Understand, Senator Inhofe is a professional politician who hasn’t even held a real job in the past forty-five years. He knows how to politic and that’s about it.
People who actually know about the planet and have measured its changes, keeping meticulous records of extremely finite proportion, will tell you in the most polite terms that Senator Inhofe, and those like him, are full of bullshit. I would go so far as to say that Senator Inhofe most likely knows he’s not telling the truth, but finds it easier to keep his job if people in Oklahoma are scared.
I’m not interested in fair and balanced, here. I’m interested in facts so I’m going to lob a few at you courtesy some of the best earth science folks at NASA. Consider just an eensy, weensy, tiny little amount of the evidence they’ve compiled. Any emphasis is mine.
- Global sea level rose about 17 centimeters (6.7 inches) in the last century. The rate in the last decade, however, is nearly double that of the last century.
- All three major global surface temperature reconstructions show that Earth has warmed since 1880. Most of this warming has occurred since the 1970s, with the 20 warmest years having occurred since 1981 and with all 10 of the warmest years occurring in the past 12 years. Even though the 2000s witnessed a solar output decline resulting in an unusually deep solar minimum in 2007-2009, surface temperatures continue to increase. [Translation: the sun sent less heat and we STILL got warmer, not colder.]
- The oceans have absorbed much of this increased heat, with the top 700 meters (about 2,300 feet) of ocean showing warming of 0.302 degrees Fahrenheit since 1969.

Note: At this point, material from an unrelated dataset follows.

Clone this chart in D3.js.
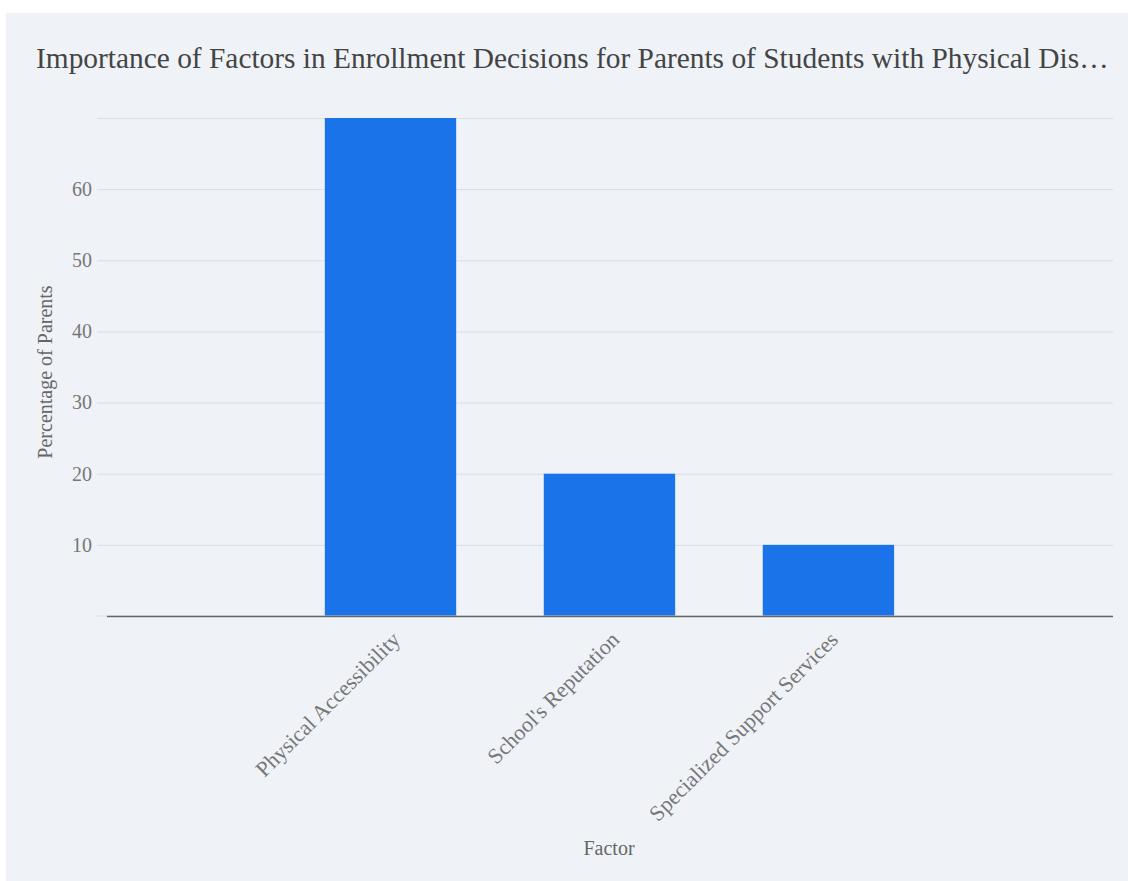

- The Greenland and Antarctic ice sheets have decreased in mass. Data from NASA’s Gravity Recovery and Climate Experiment show Greenland lost 150 to 250 cubic kilometers (36 to 60 cubic miles) of ice per year between 2002 and 2006, while Antarctica lost about 152 cubic kilometers (36 cubic miles) of ice between 2002 and 2005.
- Both the extent and thickness of Arctic sea ice has declined rapidly over the last several decades.
- Glaciers are retreating almost everywhere around the world — including in the Alps, Himalayas, Andes, Rockies, Alaska and Africa. [Mount Kilimanjaro is about to completely lose its famous snow cap!]
- The number of record high temperature events in the United States has been increasing, while the number of record low temperature events has been decreasing, since 1950. The U.S. has also witnessed increasing numbers of intense rainfall events.
- Since the beginning of the Industrial Revolution, the acidity of surface ocean waters has increased by about 30 percent. This increase is the result of humans emitting more carbon dioxide into the atmosphere and hence more being absorbed into the oceans. The amount of carbon dioxide absorbed by the upper layer of the oceans is increasing by about 2 billion tons per year.
- Satellite observations reveal that the amount of spring snow cover in the Northern Hemisphere has decreased over the past five decades and that the snow is melting earlier.
Yeah, I know, it’s difficult to convince people in Boston and New England of that last one, but on a global scale the numbers hold true. All the citations for the facts listed are right here.
Science is not like religion where one can pick and choose what they want to believe. If one doesn’t believe in a deity it doesn’t harm anyone else. When one doesn’t believe science, though, when one is faced with the facts and refuses to do anything about them, we’re setting ourselves up for conditions that could end up turning off Niagara Falls and a lot of other water sources forever.
I was happy to be able to go back and fix this picture. Now, let’s focus on fixing our attitude on climate change. There’s no quick solution, but we can definitely improve the picture.